Officials have identified them as Elton Simpson and Nadir Soofi. One of them, Simpson, at least was known to law enforcement. So how was he able to conduct such an attack?

"It's not clear how well-known he was, given the pool of people like him," says Harvard professor Juliette Kayyem. "Unfortunately, there are lots of people who claim membership in an organization as flat-lined as ISIS. All you need to do is say you are a member and you are a member. So it's not clear that he did that much more than other people have done."

Kayyem is a former counter-terrorism official with the Department of Homeland Security. She says stopping all suspects is a shaky endeavor. "Unless you want to become a truly police state — and arrest people for liking the wrong people or being members of groups we don't like, you're going to have incidences like this," she says.

Kayyem says there are more than a million people in the US database of suspected terrorists. It's known as the Terrorist Identities Datamart Environment or TIDE's list. She says the no-fly list is a smaller one, around 3,000 people during her time at Homeland Security.
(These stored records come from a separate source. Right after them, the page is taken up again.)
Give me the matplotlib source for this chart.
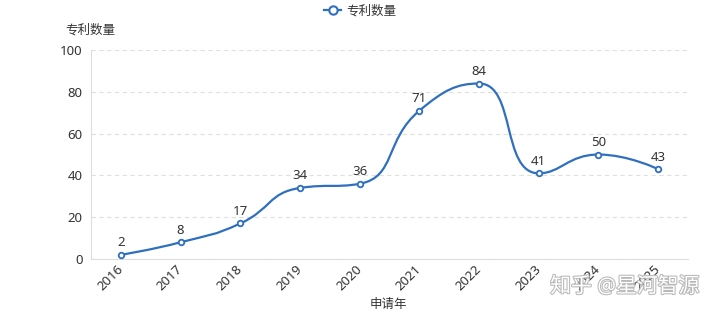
import numpy as np
import matplotlib
matplotlib.use("Agg")
import matplotlib.pyplot as plt
from matplotlib.path import Path
from matplotlib.patches import PathPatch
from matplotlib.lines import Line2D
import matplotlib.patheffects as pe

plt.rcParams['font.family'] = ['Noto Sans', 'Noto Sans CJK SC', 'DejaVu Sans']

years = ['2016', '2017', '2018', '2019', '2020', '2021', '2022', '2023', '2024', '2025']
counts = [2, 8, 17, 34, 36, 71, 84, 41, 50, 43]

line_color = '#2f6fc0'
text_color = '#333333'


def clamp(v, a, b):
    return min(max(v, min(a, b)), max(a, b))


def smooth_path(xs, ys, sx, sy, smooth=0.5):
    """echarts style bezier smoothing (no overshoot), in pixel units"""
    px = list(np.asarray(xs, float) * sx)
    py = list(np.asarray(ys, float) * sy)
    n = len(px)
    verts = [(px[0], py[0])]
    codes = [Path.MOVETO]
    cpx0, cpy0 = px[0], py[0]
    for i in range(1, n):
        x, y = px[i], py[i]
        if i == n - 1:
            verts += [(cpx0, cpy0), (x, y), (x, y)]
            codes += [Path.CURVE4] * 3
            break
        prevx, prevy = px[i - 1], py[i - 1]
        nextx, nexty = px[i + 1], py[i + 1]
        vx, vy = nextx - prevx, nexty - prevy
        len_prev = np.hypot(x - prevx, y - prevy)
        len_next = np.hypot(nextx - x, nexty - y)
        r = len_next / (len_next + len_prev)
        ncx = clamp(x + vx * smooth * r, nextx, x)
        ncy = clamp(y + vy * smooth * r, nexty, y)
        vx, vy = ncx - x, ncy - y
        cx = clamp(x - vx * len_prev / len_next, prevx, x)
        cy = clamp(y - vy * len_prev / len_next, prevy, y)
        vx, vy = x - cx, y - cy
        ncx = x + vx * len_next / len_prev
        ncy = y + vy * len_next / len_prev
        verts += [(cpx0, cpy0), (cx, cy), (x, y)]
        codes += [Path.CURVE4] * 3
        cpx0, cpy0 = ncx, ncy
    verts = [(a / sx, b / sy) for a, b in verts]
    return Path(verts, codes)


fig = plt.figure(figsize=(7.2, 3.17), dpi=100)
ax = fig.add_axes([0.1264, 0.183, 0.8292, 0.659])

x = np.arange(len(years))
ax.set_xlim(-0.5, len(years) - 0.5)
ax.set_ylim(0, 100)

# pixel size of one data unit
sx = 0.8292 * 720 / len(years)
sy = 0.659 * 317 / 100.0
path = smooth_path(x, counts, sx, sy)
ax.add_patch(PathPatch(path, facecolor='none', edgecolor=line_color, lw=1.6, zorder=3))
ax.plot(x, counts, 'o', ms=4, mfc='white', mec=line_color, mew=1.3, zorder=4, clip_on=False)

for xi, v in zip(x, counts):
    ax.annotate(str(v), (xi, v), xytext=(0, 4), textcoords='offset points',
                ha='center', va='bottom', fontsize=9.5, color=text_color)

ax.set_yticks(range(0, 101, 20))
ax.yaxis.grid(True, linestyle=(0, (4, 3)), color='#e0e0e0', lw=0.8)
ax.set_axisbelow(True)
ax.set_xticks(x)
ax.set_xticklabels(years, rotation=45, ha='right', va='center', rotation_mode='anchor')
ax.tick_params(axis='both', length=0, labelsize=9.5, colors=text_color)
ax.tick_params(axis='x', pad=6)
ax.tick_params(axis='y', pad=6)

for s in ['top', 'right']:
    ax.spines[s].set_visible(False)
ax.spines['left'].set_color('#dddddd')
ax.spines['bottom'].set_color('#dddddd')

fig.text(0.125, 0.905, '专利数量', ha='center', va='center', fontsize=9, color=text_color)
fig.text(0.54, 0.038, '申请年', ha='center', va='center', fontsize=9, color=text_color)

handle = Line2D([], [], color=line_color, lw=1.6, marker='o', ms=6, mfc='white', mew=1.5)
fig.legend([handle], ['专利数量'], loc='center', bbox_to_anchor=(0.5, 0.965), frameon=False,
           fontsize=9, handlelength=1.4, handletextpad=0.4, labelcolor=text_color)

fig.text(0.868, 0.095, '知乎 @星河智源', ha='center', va='center', fontsize=15, color='white',
         path_effects=[pe.withStroke(linewidth=1.5, foreground='#b8b8b8')])

fig.savefig('out.png', dpi=100, facecolor='white')
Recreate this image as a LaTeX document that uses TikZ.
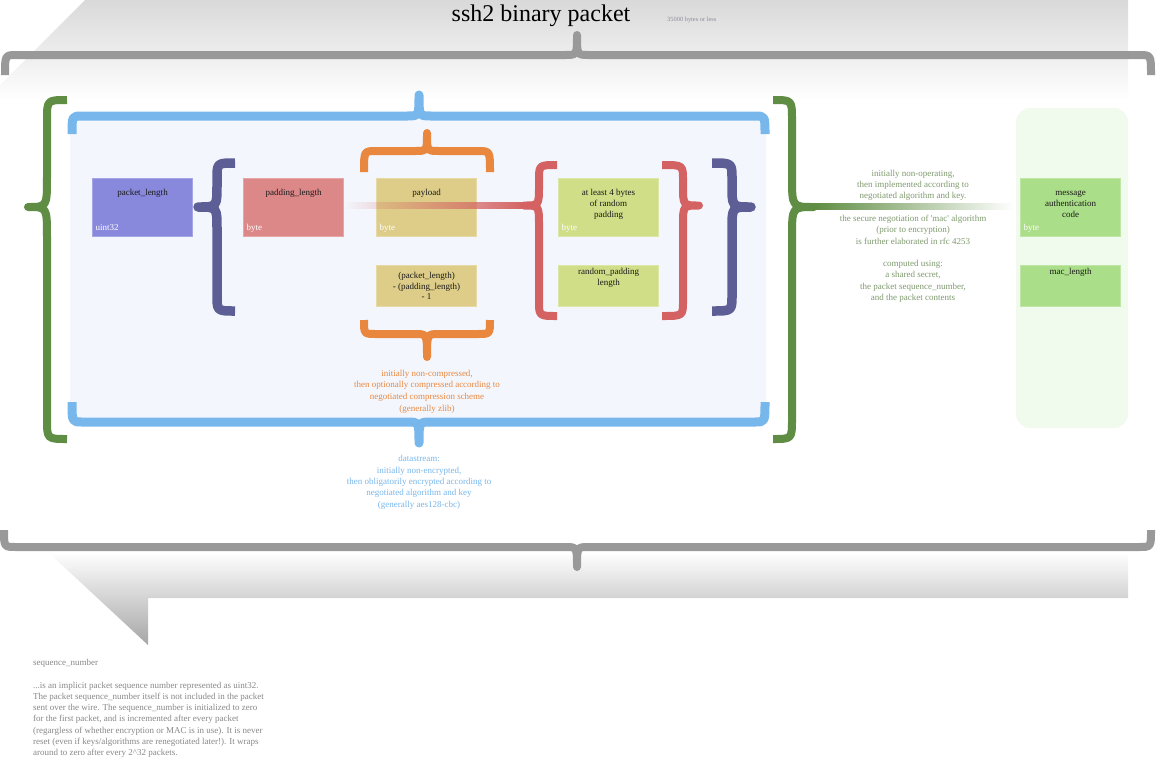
\documentclass[tikz,border=0pt]{standalone}
\usepackage{fontspec}
\setmainfont{Liberation Serif}
\usetikzlibrary{fadings,calc}
\definecolor{cgray}{HTML}{999999}
\definecolor{cgreen}{HTML}{5F8D43}
\definecolor{cblue}{HTML}{78B7EC}
\definecolor{cpurple}{HTML}{5E5E96}
\definecolor{cred}{HTML}{D46262}
\definecolor{corange}{HTML}{E9873F}
\definecolor{cpanel}{HTML}{F3F7FD}
\definecolor{cgpanel}{HTML}{F0FBEE}
\definecolor{fpl}{HTML}{8888DD}
\definecolor{fpad}{HTML}{DD8888}
\definecolor{fpay}{HTML}{DDCD88}
\definecolor{frnd}{HTML}{D0DE88}
\definecolor{fmac}{HTML}{AADE88}
\definecolor{tgreen}{HTML}{7F9A6E}
\definecolor{tgray}{HTML}{888888}
\definecolor{tlim}{HTML}{8C8C9C}
\tikzfading[name=fadein, left color=transparent!100, right color=transparent!0]
\tikzfading[name=fadeout, left color=transparent!0, right color=transparent!100]
\newcommand\firstln{\rule{0pt}{8pt}}
% vertical curly brace: style, xend, xbar, xtip, ytop, ymid, ybot, rend, rtip
\newcommand\vbr[9]{\draw[#1] (#2,#5) .. controls (#3,#5) .. (#3,#5+#8) -- (#3,#6-#9) .. controls (#3,#6) .. (#4,#6) .. controls (#3,#6) .. (#3,#6+#9) -- (#3,#7-#8) .. controls (#3,#7) .. (#2,#7);}
% horizontal brace: style, x1, x2, xtip, yend, ybar, ytip, rend, rtip
\newcommand\hbr[9]{\draw[#1] (#2,#5) .. controls (#2,#6) .. (#2+#8,#6) -- (#4-#9,#6) .. controls (#4,#6) .. (#4,#7) .. controls (#4,#6) .. (#4+#9,#6) -- (#3-#8,#6) .. controls (#3,#6) .. (#3,#5);}
\begin{document}
\begin{tikzpicture}[x=1pt,y=-1pt,
  gry/.style={draw=cgray, line width=8pt, line join=round},
  grn/.style={draw=cgreen, line width=8pt, line join=round},
  blu/.style={draw=cblue, line width=9pt, line join=round},
  pur/.style={draw=cpurple, line width=9.5pt, line join=round},
  redb/.style={draw=cred, line width=8pt, line join=round},
  org/.style={draw=corange, line width=8pt, line join=round},
  fld/.style={fill=#1, draw=#1!75!white, line width=0.8pt, minimum width=100pt, minimum height=58pt, inner sep=0pt, outer sep=0pt},
  fldlow/.style={fld=#1, minimum height=41pt},
  btxt/.style={anchor=north, inner sep=0pt, align=center, text=black!90, font=\fontsize{9}{10.8}\selectfont},
  tlab/.style={anchor=base west, inner sep=0pt, text=white, font=\fontsize{9}{10.8}\selectfont},
  note/.style={anchor=north, inner sep=0pt, align=center, font=\fontsize{9}{11.4}\selectfont}]
\useasboundingbox (0,0) rectangle (1165,772);
\fill[white] (0,0) rectangle (1165,772);
% banners
\shade[top color=black!15, bottom color=white] (85,0) -- (1128,0) -- (1128,100) -- (-15,100) -- cycle;
\shade[top color=white, bottom color=black!35] (48,552) -- (1128,552) -- (1128,598) -- (148,598) -- (148,645) -- cycle;
% panels
\fill[cpanel] (70,118) rectangle (766,420);
\fill[cgpanel, rounded corners=14pt] (1016,108) rectangle (1128,428);
% title
\node[anchor=base, inner sep=0pt, font=\fontsize{24}{28}\selectfont] (title) at (541,21) {ssh2 binary packet};
\node[anchor=base west, inner sep=0pt, text=tlim, font=\fontsize{6.4}{7}\selectfont] (limit) at (667,21) {35000 bytes or less};
% fields
\node[fld=fpl] (plen) at (142.5,207.5) {};
\node[fld=fpad] (padlen) at (293.5,207.5) {};
\node[fld=fpay] (payload) at (426.5,207.5) {};
\node[fldlow=fpay] (paycalc) at (426.5,286) {};
\node[fld=frnd] (rndpad) at (608.5,207.5) {};
\node[fldlow=frnd] (rndlen) at (608.5,286) {};
\node[fld=fmac] (mac) at (1070.5,207.5) {};
\node[fldlow=fmac] (maclen) at (1070.5,286) {};
% gradient connectors
\coordinate (redtip) at (526,205.5);
\fill[cred, path fading=fadein] ($(padlen.east|-redtip)+(0,-3.7)$) rectangle ($(redtip)+(0,3.7)$);
\coordinate (greentip) at (814,206.5);
\coordinate (greenend) at (1013,206.5);
\fill[cgreen, path fading=fadeout] ($(greentip)+(0,-3.6)$) rectangle ($(greenend)+(0,3.6)$);
% field texts
\node[btxt] (plen-l) at ([yshift=-9pt]plen.north) {\firstln packet\_length};
\node[btxt] (padlen-l) at ([yshift=-9pt]padlen.north) {\firstln padding\_length};
\node[btxt] (payload-l) at ([yshift=-9pt]payload.north) {\firstln payload};
\node[btxt] (paycalc-l) at ([yshift=-4.5pt]paycalc.north) {\firstln (packet\_length)\\- (padding\_length)\\- 1};
\node[btxt] (rndpad-l) at ([yshift=-9pt]rndpad.north) {\firstln at least 4 bytes\\of random\\padding};
\node[btxt] (rndlen-l) at ([yshift=-1pt]rndlen.north) {\firstln random\_padding\\length};
\node[btxt] (mac-l) at ([yshift=-9pt]mac.north) {\firstln message\\authentication\\code};
\node[btxt] (maclen-l) at ([yshift=-1pt]maclen.north) {\firstln mac\_length};
\node[tlab] (plen-t) at ([xshift=3pt,yshift=6pt]plen.south west) {uint32};
\node[tlab] (padlen-t) at ([xshift=3pt,yshift=6pt]padlen.south west) {byte};
\node[tlab] (payload-t) at ([xshift=3pt,yshift=6pt]payload.south west) {byte};
\node[tlab] (rndpad-t) at ([xshift=3pt,yshift=6pt]rndpad.south west) {byte};
\node[tlab] (mac-t) at ([xshift=3pt,yshift=6pt]mac.south west) {byte};
% braces
\hbr{gry}{5}{1151}{577}{75}{55}{35}{12}{12}
\hbr{gry}{4}{1151}{577}{530}{547}{567}{12}{12}
\vbr{grn}{67}{47}{28}{100}{207}{439}{20}{30}
\vbr{grn}{773}{792}{814}{100}{207}{439}{20}{30}
\hbr{blu}{72}{765}{419}{134}{116}{95}{10}{12}
\hbr{blu}{72}{765}{419}{402}{422}{443}{10}{12}
\vbr{pur}{235}{217}{198}{163}{207}{311}{16}{22}
\vbr{pur}{712}{732}{751}{163}{207}{311}{16}{22}
\vbr{redb}{557}{539}{524}{165}{205.5}{316}{15}{20}
\vbr{redb}{662}{683}{699}{165}{205.5}{316}{15}{20}
\hbr{org}{364}{490}{427}{172}{151}{133}{12}{12}
\hbr{org}{364}{490}{427}{320}{334}{357}{12}{12}
% notes
\node[note, text=corange, font=\fontsize{9}{11.6}\selectfont] (compnote) at (427,368) {\firstln initially non-compressed,\\then optionally compressed according to\\negotiated compression scheme\\(generally zlib)};
\node[note, text=cblue] (encnote) at (419,453.5) {\firstln datastream:\\initially non-encrypted,\\then obligatorily encrypted according to\\negotiated algorithm and key\\(generally aes128-cbc)};
\node[note, text=tgreen, font=\fontsize{9}{11.3}\selectfont] (macnote) at (913,168) {\firstln initially non-operating,\\then implemented according to\\negotiated algorithm and key.\\~\\the secure negotiation of \textquotesingle mac\textquotesingle{} algorithm\\(prior to encryption)\\is further elaborated in rfc 4253\\~\\computed using:\\a shared secret,\\the packet sequence\_number,\\and the packet contents};
\node[anchor=north west, inner sep=0pt, text=tgray, font=\fontsize{9}{11.2}\selectfont] (seqtitle) at (33,657) {\firstln sequence\_number};
\node[anchor=north west, inner sep=0pt, align=left, text=tgray, font=\fontsize{9}{11.2}\selectfont] (seqtext) at (33,680) {\firstln ...is an implicit packet sequence number represented as uint32.\\The packet sequence\_number itself is not included in the packet\\sent over the wire. The sequence\_number is initialized to zero\\for the first packet, and is incremented after every packet\\(regargless of whether encryption or MAC is in use). It is never\\reset (even if keys/algorithms are renegotiated later!). It wraps\\around to zero after every 2\textasciicircum32 packets.};
\end{tikzpicture}
\end{document}
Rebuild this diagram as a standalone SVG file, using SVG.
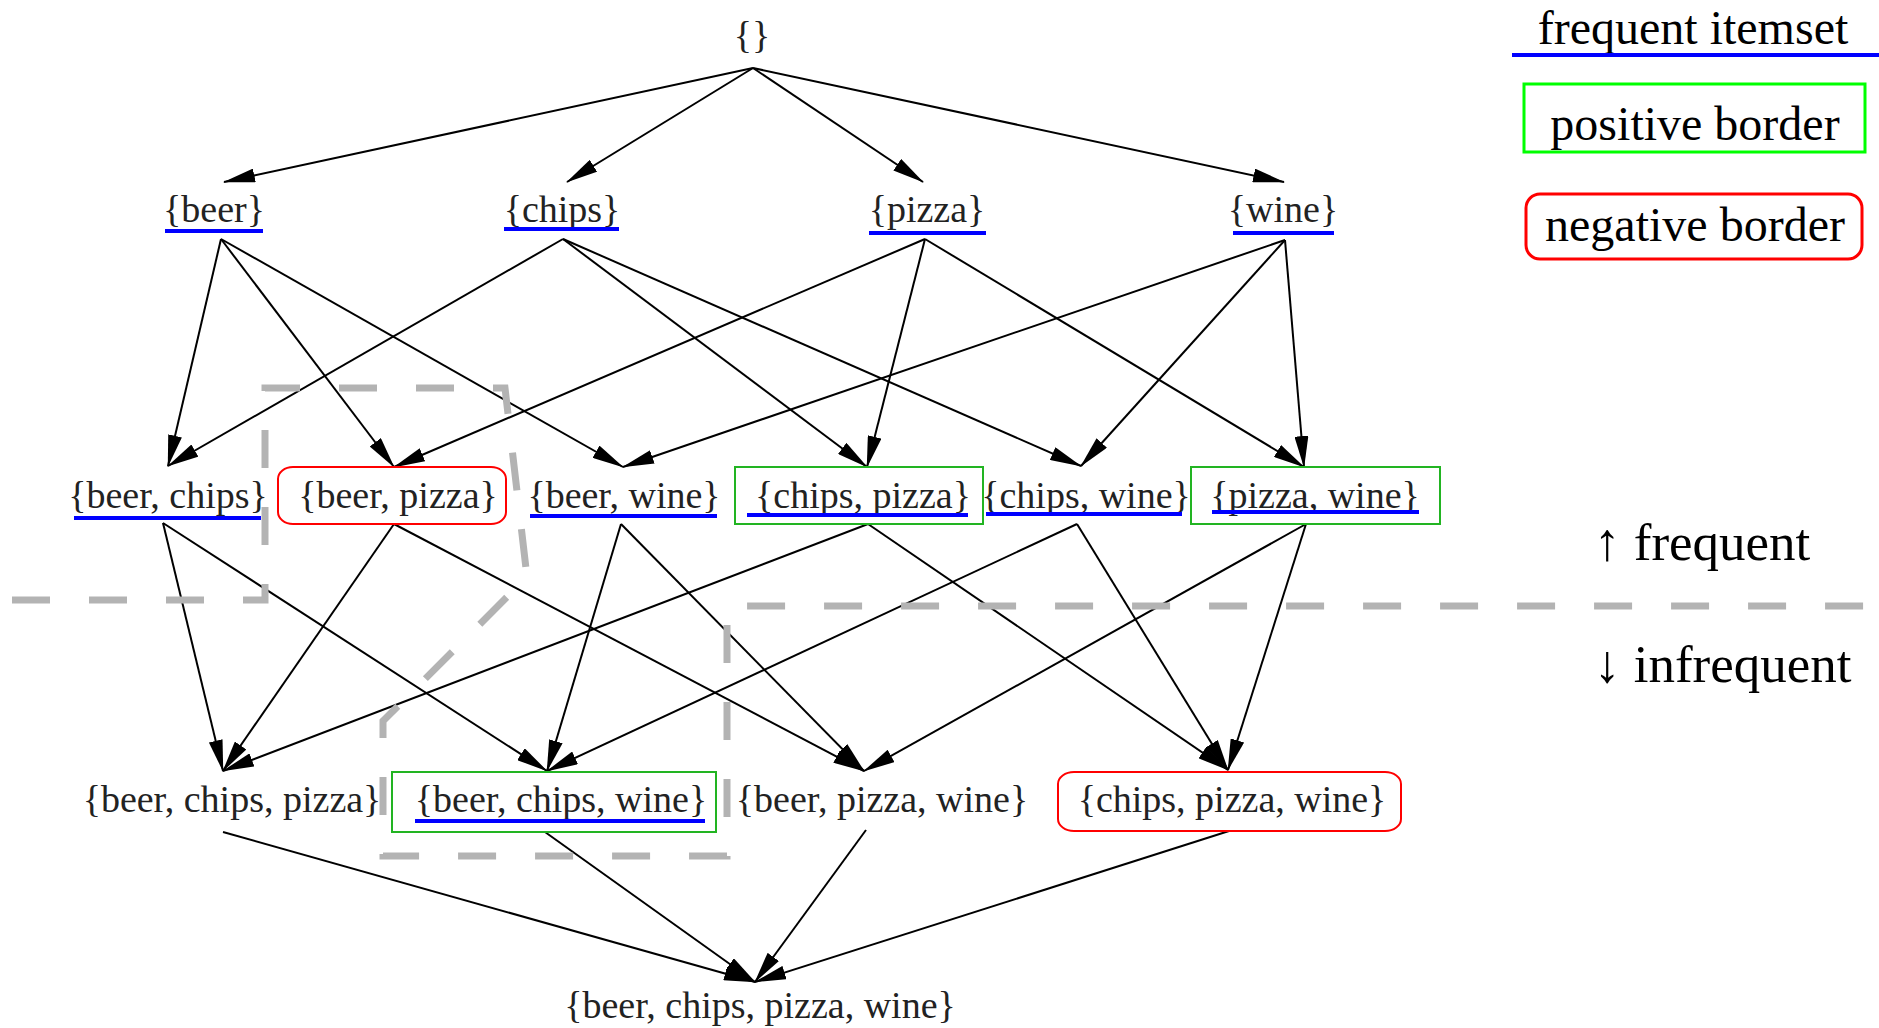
<svg xmlns="http://www.w3.org/2000/svg" width="1879" height="1028" viewBox="0 0 1879 1028">
<style>
.t{font-family:"Liberation Serif","Times New Roman",serif;font-size:38px;fill:#222;text-anchor:middle}
.lg{font-family:"Liberation Serif","Times New Roman",serif;font-size:48px;fill:#000;text-anchor:middle}
.ar{font-family:"Liberation Serif","Times New Roman",serif;font-size:53px;fill:#000}
.ul{stroke:#0000ff;stroke-width:4}
.pos{fill:#fff;stroke:#22b422;stroke-width:2}
.neg{fill:#fff;stroke:#ff0000;stroke-width:2}
.e{stroke:#000;stroke-width:2;fill:none;marker-end:url(#ah)}
</style>
<defs>
<marker id="ah" markerUnits="userSpaceOnUse" markerWidth="32" markerHeight="14" refX="31" refY="7" orient="auto">
<path d="M0,0 L32,7 L0,14 Z" fill="#000"/>
</marker>
</defs>
<rect width="1879" height="1028" fill="#fff"/>

<g id="connectors">
<line class="e" x1="753" y1="68" x2="224" y2="182"/>
<line class="e" x1="753" y1="68" x2="567" y2="182"/>
<line class="e" x1="753" y1="68" x2="923" y2="182"/>
<line class="e" x1="753" y1="68" x2="1284" y2="182"/>

<line class="e" x1="221" y1="239" x2="168" y2="466"/>
<line class="e" x1="221" y1="239" x2="394" y2="467"/>
<line class="e" x1="221" y1="239" x2="623" y2="467"/>
<line class="e" x1="563" y1="239" x2="168" y2="466"/>
<line class="e" x1="563" y1="239" x2="867" y2="467"/>
<line class="e" x1="563" y1="239" x2="1081" y2="466"/>
<line class="e" x1="925" y1="239" x2="394" y2="467"/>
<line class="e" x1="925" y1="239" x2="867" y2="467"/>
<line class="e" x1="925" y1="239" x2="1304" y2="467"/>
<line class="e" x1="1285" y1="240" x2="623" y2="467"/>
<line class="e" x1="1285" y1="240" x2="1081" y2="466"/>
<line class="e" x1="1285" y1="240" x2="1304" y2="467"/>

<line class="e" x1="163" y1="523" x2="223" y2="771"/>
<line class="e" x1="163" y1="523" x2="547" y2="771"/>
<line class="e" x1="394" y1="524" x2="223" y2="771"/>
<line class="e" x1="394" y1="524" x2="864" y2="771"/>
<line class="e" x1="621" y1="524" x2="547" y2="771"/>
<line class="e" x1="621" y1="524" x2="864" y2="771"/>
<line class="e" x1="868" y1="524" x2="223" y2="771"/>
<line class="e" x1="868" y1="524" x2="1228" y2="770"/>
<line class="e" x1="1077" y1="524" x2="547" y2="771"/>
<line class="e" x1="1077" y1="524" x2="1228" y2="770"/>
<line class="e" x1="1306" y1="524" x2="864" y2="771"/>
<line class="e" x1="1306" y1="524" x2="1228" y2="770"/>

<line class="e" x1="223" y1="832" x2="755" y2="982"/>
<line class="e" x1="545" y1="832" x2="755" y2="982"/>
<line class="e" x1="866" y1="830" x2="755" y2="982"/>
<line class="e" x1="1229" y1="831" x2="755" y2="982"/>
</g>

<g id="border-line">
<polyline points="12,600 265,600 265,388 505,388 527,577 383,721 383,856 727,856 727,606 1879,606" fill="none" stroke="#b3b3b3" stroke-width="7" stroke-dasharray="38 39"/>
</g>

<g id="n-empty"><text class="t" x="752" y="48">{}</text></g>

<g id="n-beer"><text class="t" x="214" y="222">{beer}</text><line class="ul" x1="165" y1="231" x2="263" y2="231"/></g>
<g id="n-chips"><text class="t" x="562" y="222">{chips}</text><line class="ul" x1="504" y1="229" x2="619" y2="229"/></g>
<g id="n-pizza"><text class="t" x="927" y="222">{pizza}</text><line class="ul" x1="869" y1="233" x2="986" y2="233"/></g>
<g id="n-wine"><text class="t" x="1283" y="222">{wine}</text><line class="ul" x1="1233" y1="233" x2="1334" y2="233"/></g>

<g id="n-beer-chips"><text class="t" x="168" y="508">{beer, chips}</text><line class="ul" x1="74" y1="518" x2="261" y2="518"/></g>
<g id="n-beer-pizza"><rect class="neg" x="278" y="467" width="228" height="57" rx="15" ry="12"/><text class="t" x="398" y="508">{beer, pizza}</text></g>
<g id="n-beer-wine"><text class="t" x="624" y="508">{beer, wine}</text><line class="ul" x1="530" y1="516" x2="717" y2="516"/></g>
<g id="n-chips-pizza"><rect class="pos" x="735" y="467" width="248" height="57"/><text class="t" x="863" y="508">{chips, pizza}</text><line class="ul" x1="747" y1="515" x2="968" y2="515"/></g>
<g id="n-chips-wine"><text class="t" x="1086" y="508">{chips, wine}</text><line class="ul" x1="986" y1="514" x2="1182" y2="514"/></g>
<g id="n-pizza-wine"><rect class="pos" x="1191" y="467" width="249" height="57"/><text class="t" x="1315" y="508">{pizza, wine}</text><line class="ul" x1="1212" y1="512" x2="1419" y2="512"/></g>

<g id="n-beer-chips-pizza"><text class="t" x="232" y="812">{beer, chips, pizza}</text></g>
<g id="n-beer-chips-wine"><rect class="pos" x="392" y="772" width="324" height="60"/><text class="t" x="561" y="812">{beer, chips, wine}</text><line class="ul" x1="415" y1="821" x2="705" y2="821"/></g>
<g id="n-beer-pizza-wine"><text class="t" x="882" y="812">{beer, pizza, wine}</text></g>
<g id="n-chips-pizza-wine"><rect class="neg" x="1058" y="772" width="343" height="59" rx="16" ry="12"/><text class="t" x="1232" y="812">{chips, pizza, wine}</text></g>

<g id="n-all"><text class="t" x="760" y="1018">{beer, chips, pizza, wine}</text></g>

<g id="legend">
<text class="lg" x="1693" y="44">frequent itemset</text>
<line x1="1512" y1="55" x2="1879" y2="55" stroke="#0000ff" stroke-width="4"/>
<rect x="1524" y="84" width="341" height="68" fill="none" stroke="#00ff00" stroke-width="3"/>
<text class="lg" x="1695" y="140">positive border</text>
<rect x="1526" y="194" width="336" height="65" rx="14" ry="14" fill="none" stroke="#ff0000" stroke-width="3"/>
<text class="lg" x="1695" y="241">negative border</text>
<text class="ar" x="1594" y="560">↑ frequent</text>
<text class="ar" x="1594" y="682">↓ infrequent</text>
</g>
</svg>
Essentially, there are lots of people interacting with the US security apparatus. And it's hard to pin down the harmless ones with those who act.

So we're in a tricky space between safety and civil liberties. It's a tough thing to negotiate. But like other government officials and historians, she says it all depends on the state of the country. "It's going to ebb and flow," she says. "It's going to ebb and flow depending on perception of risk, people's sense of safety, unease, and the capability to address the threat."

There were similar sentiments immediately after 9/11. The government was granted additional powers under the Patriot Act that undermine civil liberties. And now, more than a decade later we're at a point where we'll be debating whether to unwind those powers. Although, Kayyem says once a government gets powers, they tend to keep those powers. "In Europe, there are temporary terrorism laws that were created in the 1930s to deal with Irish terrorism that are still law today."